Like little children tired from a long walk or unhappy with a toy that is not new anymore, the people throw a temper tantrum. Have you brought us out of Egypt to die? There is nothing to eat or drink. We are sick and tired of manna. Can we get something else? At least when we were back in Egypt, our stomachs were full and our mouths were never dry? What wishful thinking. How many times have you looked back on the past with such wishful thinking, wondering how the present could be so much worse than back then? Like the Israelites, are you sure that you are remembering back then as it really was? The Egypt that they are talking about was not filled with food and water. It was filled with slavery and hunger and unending labor and exhaustion and impunity and injustice and thirst, so much thirst, as the people worked the Egyptian fields and built Egyptian cities. We must not rewrite our histories, leaving out the difficulties and ignorance of our past, acting as though the present is not filled with the presence and blessing of God. Who we are today and how we see the world must be explained in light of what really happened in the past, not what we choose to remember from our past.
God responds to the people’s complaints by giving them what they have asked for. God sends venomous snakes into the camp who bite and cause the people great suffering and death. Through his divine action, God seems to be telling the Israelites, “If you think life in Egypt is so good, then I will give you life under Pharaoh, that serpent, but it will not be as you describe, but as it actually was, filled with fiery pain as your body broke under the unending days of work and the suffering of slavery. Do you remember that? Do you remember what it was really like? Would you really prefer life under the power of the serpent rather than life under the power and steadfast love of your covenant God, YHWH?” The people very obviously do not want to continue to contend with these snakes, so they interestingly come to Moses to make their plea, not God this time. They realize that they are in the wrong, that they have sinned against God and Moses, so they repent and ask Moses to plead with God to remove the snakes.
Moses then asks God how he will respond to the people. God does not just take care of the problem by driving the snakes out of the camp, nor does God leave the snakes to continue killing people. God provides a path to healing, but it is a path that holds the people accountable. The people must not only realize their ignorance and arrogance. They must also do some of the work toward their own healing. Like an addict who enters rehab or joins an AA meeting, the people must respond to God’s provision of healing as strange as that provision might appear. God tells Moses to mold an image of a venomous snake or fiery serpent and place it on a stake or pole so that people can see it. If only the people who have been bitten will turn and look at this serpent, then God will heal them. God has always been greater than the power of the serpent, Egypt as they saw 40 years earlier with the plagues. God has always been greater than the power of the snakes’ venom. And God has always been greater than the power of the false narratives or stories that the Israelites have been telling themselves since they had left Egypt.
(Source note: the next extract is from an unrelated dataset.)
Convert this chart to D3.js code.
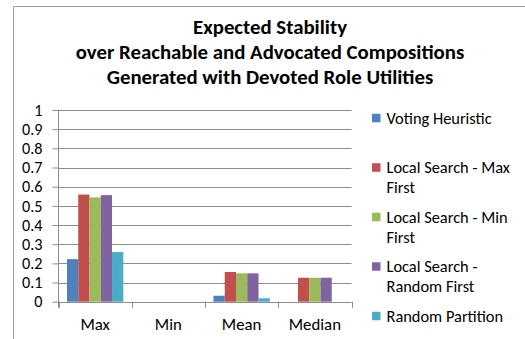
<!DOCTYPE html>
<html>
<head>
<meta charset="utf-8">
<script src="https://cdn.jsdelivr.net/npm/d3@7"></script>
<style>
  html, body { margin: 0; padding: 0; background: #fff; }
  svg { display: block; }
  text { font-family: Calibri, Carlito, Lato, sans-serif; fill: #000; }
</style>
</head>
<body>
<svg id="chart" width="525" height="339"></svg>
<script>
// Summary statistics and the compared composition methods
const categories = ["Max", "Min", "Mean", "Median"];
const seriesNames = [
  "Voting Heuristic",
  "Local Search - Max First",
  "Local Search - Min First",
  "Local Search - Random First",
  "Random Partition"
];
const votingHeuristic   = [0.222, 0, 0.031, 0];
const localSearchMax    = [0.559, 0, 0.155, 0.125];
const localSearchMin    = [0.544, 0, 0.148, 0.125];
const localSearchRandom = [0.556, 0, 0.148, 0.125];
const randomPartition   = [0.259, 0, 0.018, 0];
const yTicks = [0, 0.1, 0.2, 0.3, 0.4, 0.5, 0.6, 0.7, 0.8, 0.9, 1];
const titleLines = [
  "Expected Stability",
  "over Reachable and Advocated Compositions",
  "Generated with Devoted Role Utilities"
];

const seriesValues = [votingHeuristic, localSearchMax, localSearchMin, localSearchRandom, randomPartition];
const colors = ["#4F81BD", "#C0504D", "#9BBB59", "#8064A2", "#4BACC6"];
const labelSize = 16.8;
const legendSize = 16.4;

const svg = d3.select("#chart");

// Chart frame (partially outside the visible area)
svg.append("path")
  .attr("d", "M13.5,339 L13.5,6.5 L525,6.5")
  .attr("fill", "none")
  .attr("stroke", "#a0a0a0")
  .attr("stroke-width", 1);

// Title
svg.append("g").selectAll("text")
  .data(titleLines)
  .join("text")
  .attr("x", 270)
  .attr("y", (d, i) => 34 + i * 25)
  .attr("text-anchor", "middle")
  .attr("font-size", 20.8)
  .attr("font-weight", "bold")
  .text(d => d);

const plot = { left: 58.5, right: 351.5, top: 110, bottom: 301.7 };

const x = d3.scaleBand().domain(categories).range([plot.left, plot.right]).padding(0);
const xs = d3.scaleBand().domain(d3.range(seriesNames.length))
  .range([0, x.bandwidth()]).paddingInner(0).paddingOuter(0.75);
const y = d3.scaleLinear().domain([0, 1]).range([plot.bottom, plot.top]);

// Horizontal gridlines
svg.append("g").selectAll("line")
  .data(yTicks.filter(t => t > 0))
  .join("line")
  .attr("x1", plot.left).attr("x2", plot.right)
  .attr("y1", d => Math.round(y(d)) + 0.5).attr("y2", d => Math.round(y(d)) + 0.5)
  .attr("stroke", "#8c8c8c").attr("stroke-width", 1);

// Bars
const groups = svg.append("g").selectAll("g")
  .data(seriesValues)
  .join("g")
  .attr("fill", (d, i) => colors[i]);

groups.each(function (vals, si) {
  d3.select(this).selectAll("rect")
    .data(vals.map((v, ci) => ({ v, c: categories[ci] })))
    .join("rect")
    .attr("x", d => x(d.c) + xs(si))
    .attr("width", xs.bandwidth())
    .attr("y", d => y(d.v))
    .attr("height", d => y(0) - y(d.v));
});

// Y axis
const yAxis = d3.axisLeft(y).tickValues(yTicks).tickSize(6).tickPadding(10)
  .tickFormat(d3.format("~g"));
const yg = svg.append("g")
  .attr("transform", `translate(${plot.left},0)`)
  .call(yAxis);
yg.select(".domain").remove();
yg.selectAll(".tick line").attr("stroke", "#8c8c8c");
yg.selectAll(".tick text")
  .attr("font-size", 16.2)
  .attr("font-family", "Calibri, Carlito, Lato, sans-serif")
  .attr("fill", "#000");
svg.append("line")
  .attr("x1", plot.left).attr("x2", plot.left)
  .attr("y1", plot.top).attr("y2", plot.bottom + 6)
  .attr("stroke", "#8c8c8c");

// X axis: baseline with ticks between categories
svg.append("line")
  .attr("x1", plot.left).attr("x2", plot.right)
  .attr("y1", Math.round(plot.bottom) + 0.5).attr("y2", Math.round(plot.bottom) + 0.5)
  .attr("stroke", "#8c8c8c");
const boundaries = categories.map(c => x(c)).concat([x(categories[categories.length - 1]) + x.bandwidth()]);
svg.append("g").selectAll("line")
  .data(boundaries)
  .join("line")
  .attr("x1", d => Math.round(d) + 0.5).attr("x2", d => Math.round(d) + 0.5)
  .attr("y1", plot.bottom).attr("y2", plot.bottom + 6)
  .attr("stroke", "#8c8c8c");
svg.append("g").selectAll("text")
  .data(categories)
  .join("text")
  .attr("x", d => x(d) + x.bandwidth() / 2)
  .attr("y", 329.5)
  .attr("text-anchor", "middle")
  .attr("font-size", labelSize)
  .text(d => d);

// Legend with wrapped entries
const legendX = 372, legendTop = 118, legendStep = 49.5, wrapWidth = 140;
const legend = svg.append("g");
seriesNames.forEach((name, i) => {
  const cy = legendTop + i * legendStep;
  legend.append("rect")
    .attr("x", legendX).attr("y", cy - 4.25)
    .attr("width", 8.5).attr("height", 8.5)
    .attr("fill", colors[i]);
  const t = legend.append("text")
    .attr("x", legendX + 14.5)
    .attr("y", cy + 5.8)
    .attr("font-size", legendSize);
  const words = name.split(" ");
  let line = [];
  let tspan = t.append("tspan").attr("x", legendX + 14.5).attr("dy", 0);
  words.forEach(w => {
    line.push(w);
    tspan.text(line.join(" "));
    if (tspan.node().getComputedTextLength() > wrapWidth && line.length > 1) {
      line.pop();
      tspan.text(line.join(" "));
      line = [w];
      tspan = t.append("tspan").attr("x", legendX + 14.5).attr("dy", 20).text(w);
    }
  });
});
</script>
</body>
</html>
But God is not going to only tell the people that they are wrong and punish them. God makes the people face what they have done, looking up not only to the symbol of their suffering and death but to the God who is more powerful. The people must realize that they are powerless, like young children, in the wilderness. They are fully dependent on God, and God has provided, no matter the story that they tell themselves. And only when the people face their brokenness and pride, their poisoned and corrupted spiritual state, will they be able to repent and confess their arrogance and waywardness. Finally, we do not hear specifically of who does or does not look at the serpent on the pole, which raises the possibility that some did not look because of their own spiritual arrogance, thinking that God is unfair and ridiculous. How many of us act similarly as if we have our lives in order and we only need God for a few things until we find out that our own false memories and pride have blinded us to our brokenness and frailty?
As I said earlier though, this story marks a turning point for the Israelites. Most of the older generation is gone by this time, and the younger generation is showing their willingness to follow God’s leading. It took forty years to get this far. Our collective journey and individual journeys are marathons, not sprints. God calls us to continuous deep reflection and repentance, which lead to deep healing. So then, two important characteristics of a community committed to deep relationship and deep healing are honesty and humility. We must be honest with ourselves, our neighbors, and with God. The people of Israel were not able to look honestly at their past in Egypt, realizing how their journey in the wilderness with God had transformed them. We must be able also to look honestly at our past, how it is shaping our present, and begin working alongside God humbly toward the future that God is leading. If we only romanticize our past, looking back at what we want to remember, we will struggle to follow God into a future that looks different than our past, which may lead to God reminding us of what the past was really like as he did to the Israelites.
On an alternate note, we look at the story, realizing that when God calls us to deep relationship and commitment, that call is not to an easy or suffering-free. God calls us to the wilderness where suffering will push us to look honestly at ourselves and realize profoundly how God is transforming and healing us. The Israelites might have been thinking that life was going to be easy now that God had formally crafted a covenant between the two of them, but the difficult work that comes with becoming God’s community, God’s true image-bearers was ahead of them. God calls us to the difficult work of facing our fears, our brokenness, our sins, our arrogance, our pride, our self-righteousness, and our insecurities because we can only begin the difficult work of deep healing when we have seen and named those parts of ourselves that we do not want to come to terms with. Then in the midst of this honest work, we also look up to see Jesus lifted up as the snake was to find that in facing our deepest and darkest selves, we also find a path to healing through the cross, the sacrifice of our broken selves so that we can be healed and raised to new life in Jesus. Deep healing in the wilderness requires deep relationship with God and our deepest commitment to God’s deep wisdom way of working in the world.